Rom Braslavski, uno degli ostaggi israeliani recentemente liberati, ha raccontato pubblicamente per la prima volta le violenze subite durante la prigionia, iniziata con i rapimento il 7 ottobre 2023 durante l’attacco di Hamas contro il sud di Israele. Il ventunenne lavorava come guardia di sicurezza al Nova Festival quando è stato catturato e portato a Gaza. In un’intervista rilasciata ai media israeliani, l’uomo ha descritto un periodo di “tortura continua”, segnato da abusi fisici, psicologici e sessuali. Braslavski ha affermato di essere stato spogliato, picchiato e sottoposto a privazioni prolungate di cibo e acqua. Ha parlato di violenze sessuali inflitte con l’obiettivo di umiliarlo e distruggerlo psicologicamente. “Non era solo sofferenza fisica – ha detto – era un modo per cancellare la mia dignità”.
Secondo il suo racconto, i carcerieri lo costringevano a restare nudo e legato per ore, e lo minacciavano di morte se avesse tentato di reagire. L’uomo ha riferito di essere stato anche spinto a convertirsi all’Islam, con la promessa di ricevere cibo o un trattamento migliore, proposta che ha rifiutato categoricamente per tutto il periodo della sua cattività. Durante la detenzione, Braslavski avrebbe trascorso lunghi periodi in isolamento, senza sapere se altri ostaggi fossero ancora vivi. “Ogni giorno era un inferno nuovo – ha raccontato – mi ripetevo che dovevo sopravvivere fino al successivo, anche se non sapevo se ci sarebbe stato un domani”.

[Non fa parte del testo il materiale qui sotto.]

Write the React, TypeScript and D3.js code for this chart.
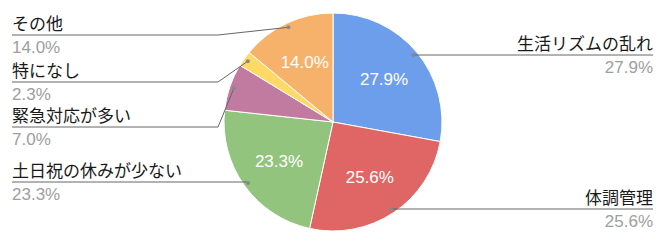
import React from "react";
import * as d3 from "d3";

const categories = ["生活リズムの乱れ", "体調管理", "土日祝の休みが少ない", "緊急対応が多い", "特になし", "その他"];
const values = [27.9, 25.6, 23.3, 7.0, 2.3, 14.0];
const colors = ["#6d9eeb", "#e06666", "#93c47d", "#c27ba0", "#ffd966", "#f6b26b"];
// label line y positions (layout)
const labelLineY = [55, 209, 182, 127, 82, 35];
const labelSide = ["right", "right", "left", "left", "left", "left"];

const W = 666, H = 244;
const cx = 333, cy = 122, R = 109;
const FONT = "Arial, 'Liberation Sans', 'Noto Sans CJK JP', sans-serif";
const FS = 17;

export default function App() {
  const pie = d3.pie<number>().sort(null).value((d) => d);
  const arcs = pie(values);
  const arcGen = d3.arc<d3.PieArcDatum<number>>().innerRadius(0).outerRadius(R);
  const inner = d3.arc<d3.PieArcDatum<number>>().innerRadius(R * 0.61).outerRadius(R * 0.61);
  const dotArc = d3.arc<d3.PieArcDatum<number>>().innerRadius(R * 0.96).outerRadius(R * 0.96);
  const fmt = (v: number) => v.toFixed(1) + "%";

  return (
    <svg width={W} height={H} style={{ position: "absolute", left: 0, top: 0, fontFamily: FONT }}>
      <rect width={W} height={H} fill="#fff" />
      <g transform={`translate(${cx},${cy})`}>
        {arcs.map((a, i) => (
          <path key={i} d={arcGen(a) || ""} fill={colors[i]} stroke="#fff" strokeWidth={1} />
        ))}
        {arcs.map((a, i) => {
          if (values[i] < 10) return null;
          const [x, y] = inner.centroid(a);
          return (
            <text key={i} x={x} y={y} dy="0.35em" textAnchor="middle" fill="#fff" fontSize={FS}>
              {fmt(values[i])}
            </text>
          );
        })}
      </g>
      {arcs.map((a, i) => {
        const [dx, dy] = dotArc.centroid(a);
        const px = cx + dx, py = cy + dy;
        const ly = labelLineY[i];
        if (labelSide[i] === "right") {
          return (
            <g key={i}>
              <line x1={px} y1={ly} x2={653} y2={ly} stroke="#666" strokeWidth={1} />
              <circle cx={px} cy={py} r={2} fill="#888" />
              <text x={653} y={ly - 5} textAnchor="end" fill="#1a1a1a" fontSize={FS}>{categories[i]}</text>
              <text x={653} y={ly + 18} textAnchor="end" fill="#9e9e9e" fontSize={FS}>{fmt(values[i])}</text>
            </g>
          );
        }
        const bendX = Math.abs(py - ly) < 2 ? px : 218;
        return (
          <g key={i}>
            <polyline points={`12,${ly} ${bendX},${ly} ${px},${py}`} fill="none" stroke="#666" strokeWidth={1} />
            <circle cx={px} cy={py} r={2} fill="#888" />
            <text x={12} y={ly - 5} fill="#1a1a1a" fontSize={FS}>{categories[i]}</text>
            <text x={12} y={ly + 18} fill="#9e9e9e" fontSize={FS}>{fmt(values[i])}</text>
          </g>
        );
      })}
    </svg>
  );
}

Sua madre, Tami Braslavski, ha confermato che il figlio è tornato in condizioni fisiche e mentali estremamente precarie e sta seguendo un percorso di riabilitazione. Tami ha raccontato poi un episodio avvenuto durante un periodo di estrema fame e perdita di peso del figlio. In quell’occasione, Rom era riuscito a liberarsi dalle manette, aveva raccolto alcuni indumenti appartenenti ai suoi carcerieri e li aveva dati alle fiamme nel bagno. Aveva poi usato quel fuoco per scaldare un pentolino con acqua e un po’ di pasta. Le fiamme, però, si erano rapidamente propagate, attirando l’attenzione della gente all’esterno. Una folla aveva iniziato a battere sui vetri e a urlare, fino a sfondare la porta e irrompere nell’abitazione. Quando gli assalitori avevano notato le manette, avevano capito che dentro si trovava un ostaggio. “Rom ha cominciato a recitare più volte lo Shemà Israel, pregando di non essere linciato. Poi, all’improvviso, ha sentito il rumore di un mazzo di chiavi: era il suo carceriere, rientrato proprio in quel momento” ha raccontato Tami. Poco prima della sua liberazione, i sequestratori lo avevano anche alimentato a forza, provocandogli oggi gravi oscillazioni nei livelli di zucchero nel sangue. Nei primi mesi di prigionia, Rom era stato incatenato ai quattro arti, costretto a fare i propri bisogni in una bottiglia e nutrito con appena mezza porzione di pane secco al giorno.
“Ci ha raccontato queste cose terribili come se fossero normali – ha aggiunto la madre – Io lo ascoltavo e mi si spezzava il cuore. Ma questa volta posso davvero abbracciarlo – non è più là, è qui con noi”. La famiglia ha chiesto che le testimonianze degli ex ostaggi vengano ascoltate e riconosciute come prova delle violenze sistematiche commesse durante la prigionia. Contestualmente, le autorità israeliane hanno avviato un’indagine interna per documentare i racconti dei prigionieri liberati, che potrebbero contribuire alla raccolta di prove su possibili crimini di guerra commessi contro i civili rapiti.